Your Right to Know
The Clery Act
In the early morning of April 5, 1986, Jeanne Clery, a 19-year-old freshman at Lehigh University was beaten, raped, and murdered in her dormitory room. Her killer was a Lehigh student unknown to her....and a drug and alcohol abuser. He entered the building by proceeding, unopposed, through three propped-open doors, and made it to her room, even though such a disaster was preventable had the doors each been locked.
The aftermath of this crime became a learning experience for her parents that changed their lives. They learned that crime on college campus was one of the best-kept secrets in the country, thus they began efforts to inact laws requiring colleges and universities nationwide to make available complete information about violent campus crimes, drug and alcohol offenses and to provide information about current security procedures.

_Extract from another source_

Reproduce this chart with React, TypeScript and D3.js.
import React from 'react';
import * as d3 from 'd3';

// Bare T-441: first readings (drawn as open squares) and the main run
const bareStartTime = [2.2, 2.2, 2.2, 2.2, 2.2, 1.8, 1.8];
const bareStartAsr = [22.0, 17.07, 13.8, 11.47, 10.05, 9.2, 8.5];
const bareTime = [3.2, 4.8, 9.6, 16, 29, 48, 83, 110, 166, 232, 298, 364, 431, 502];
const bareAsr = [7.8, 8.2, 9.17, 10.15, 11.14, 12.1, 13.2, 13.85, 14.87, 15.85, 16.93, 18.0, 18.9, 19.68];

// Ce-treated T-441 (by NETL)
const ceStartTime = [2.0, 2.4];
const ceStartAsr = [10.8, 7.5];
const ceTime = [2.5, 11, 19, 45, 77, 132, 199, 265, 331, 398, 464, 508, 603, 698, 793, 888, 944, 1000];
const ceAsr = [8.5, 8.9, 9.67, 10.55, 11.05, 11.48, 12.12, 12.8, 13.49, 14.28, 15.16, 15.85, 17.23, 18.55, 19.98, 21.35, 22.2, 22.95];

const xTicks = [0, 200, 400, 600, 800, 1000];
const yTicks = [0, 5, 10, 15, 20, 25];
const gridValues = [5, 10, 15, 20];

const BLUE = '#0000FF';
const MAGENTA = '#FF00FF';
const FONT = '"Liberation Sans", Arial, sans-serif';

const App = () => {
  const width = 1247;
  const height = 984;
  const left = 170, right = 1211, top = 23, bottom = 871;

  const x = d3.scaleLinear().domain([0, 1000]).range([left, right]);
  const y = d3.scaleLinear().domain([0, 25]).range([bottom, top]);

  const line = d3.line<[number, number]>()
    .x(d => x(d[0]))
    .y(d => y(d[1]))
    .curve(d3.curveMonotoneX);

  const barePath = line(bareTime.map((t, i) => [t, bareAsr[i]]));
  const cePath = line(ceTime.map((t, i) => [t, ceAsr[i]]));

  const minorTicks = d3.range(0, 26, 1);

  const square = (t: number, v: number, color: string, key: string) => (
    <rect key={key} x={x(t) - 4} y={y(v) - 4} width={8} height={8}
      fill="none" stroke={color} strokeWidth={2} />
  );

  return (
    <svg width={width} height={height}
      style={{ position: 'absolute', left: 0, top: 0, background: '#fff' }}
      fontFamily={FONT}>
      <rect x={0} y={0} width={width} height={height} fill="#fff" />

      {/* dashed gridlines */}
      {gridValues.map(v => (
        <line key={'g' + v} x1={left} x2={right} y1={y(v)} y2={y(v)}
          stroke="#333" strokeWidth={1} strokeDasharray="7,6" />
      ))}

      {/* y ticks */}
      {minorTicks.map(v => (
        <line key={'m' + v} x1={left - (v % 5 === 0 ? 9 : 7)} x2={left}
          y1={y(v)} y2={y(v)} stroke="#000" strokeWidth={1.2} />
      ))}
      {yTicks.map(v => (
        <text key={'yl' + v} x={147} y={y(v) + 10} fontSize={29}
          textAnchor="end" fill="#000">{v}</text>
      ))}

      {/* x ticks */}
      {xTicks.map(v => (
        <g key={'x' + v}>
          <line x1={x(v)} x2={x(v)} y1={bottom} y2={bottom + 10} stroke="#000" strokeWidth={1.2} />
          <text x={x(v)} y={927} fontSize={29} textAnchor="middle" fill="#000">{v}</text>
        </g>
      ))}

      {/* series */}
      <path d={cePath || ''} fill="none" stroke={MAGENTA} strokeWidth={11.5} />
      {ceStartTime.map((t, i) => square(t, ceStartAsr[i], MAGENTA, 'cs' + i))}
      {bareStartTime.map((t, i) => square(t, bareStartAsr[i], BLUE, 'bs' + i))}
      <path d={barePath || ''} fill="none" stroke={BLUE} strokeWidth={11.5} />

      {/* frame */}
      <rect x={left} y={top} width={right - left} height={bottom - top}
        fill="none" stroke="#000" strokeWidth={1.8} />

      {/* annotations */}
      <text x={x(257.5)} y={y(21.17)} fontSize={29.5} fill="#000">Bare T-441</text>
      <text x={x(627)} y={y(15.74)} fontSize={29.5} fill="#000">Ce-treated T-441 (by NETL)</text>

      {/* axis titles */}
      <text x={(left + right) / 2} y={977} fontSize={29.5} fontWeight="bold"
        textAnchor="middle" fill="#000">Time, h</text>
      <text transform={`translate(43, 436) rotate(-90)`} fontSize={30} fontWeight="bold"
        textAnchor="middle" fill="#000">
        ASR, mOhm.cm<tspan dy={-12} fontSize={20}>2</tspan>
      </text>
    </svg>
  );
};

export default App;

In 1990, President George Bush signed the Crime Awareness and Campus Security Act of 1990, which has become the Jeanne Clery Disclosure of Campus Security Policy and Campus Crime Statistics Act.
Annual Security and Fire Safety Report
Clery Act Summary
- Schools must publish an annual report disclosing campus security policies and three years worth of selected crime statistics.
- Schools must make timely warnings to the campus community about crimes that pose an ongoing threat to students and employees.
- Each institution with a police or security department must have a public crime log.
- The U.S. Department of Education (DOE) centrally collects and disseminates the crime statistics.
- Campus sexual assault victims are assured of certain basic rights.
- Schools that fail to comply can be fined by the DOE.
FBI Definitions of Crime Categories
The following definitions are those outlined in the Federal Bureau of Investigation's National Incident-Based Reporting System, which colleges and universities are required to use in reporting crime statistics:
- Murder: The willful killing of one human being by another.
- Sex Offenses, Forcible: Any sexual act directed against another person, forcibly or against that person's will. Includes forcible rape, forcible sodomy, sexual assault with an object and forcible fondling.
- Robbery: The taking, or attempted taking, of anything of value from one person by another in which the offender uses force or the threat of violence.
- Aggravated Assault: An attack by one person upon another in which the offender uses or displays a weapon in a threatening manner or the victim suffers severe injury involving apparent broken bones, loss of teeth, possible internal injury, severe laceration, or loss of consciousness.
- Burglary: The unlawful entry into a building or other structure with the intent to commit a felony or a theft.
- Arson: Any willful or malicious burning or attempt to burn, with or without intent to defraud, a dwelling house, public building, motor vehicle or aircraft, personal property of another, etc.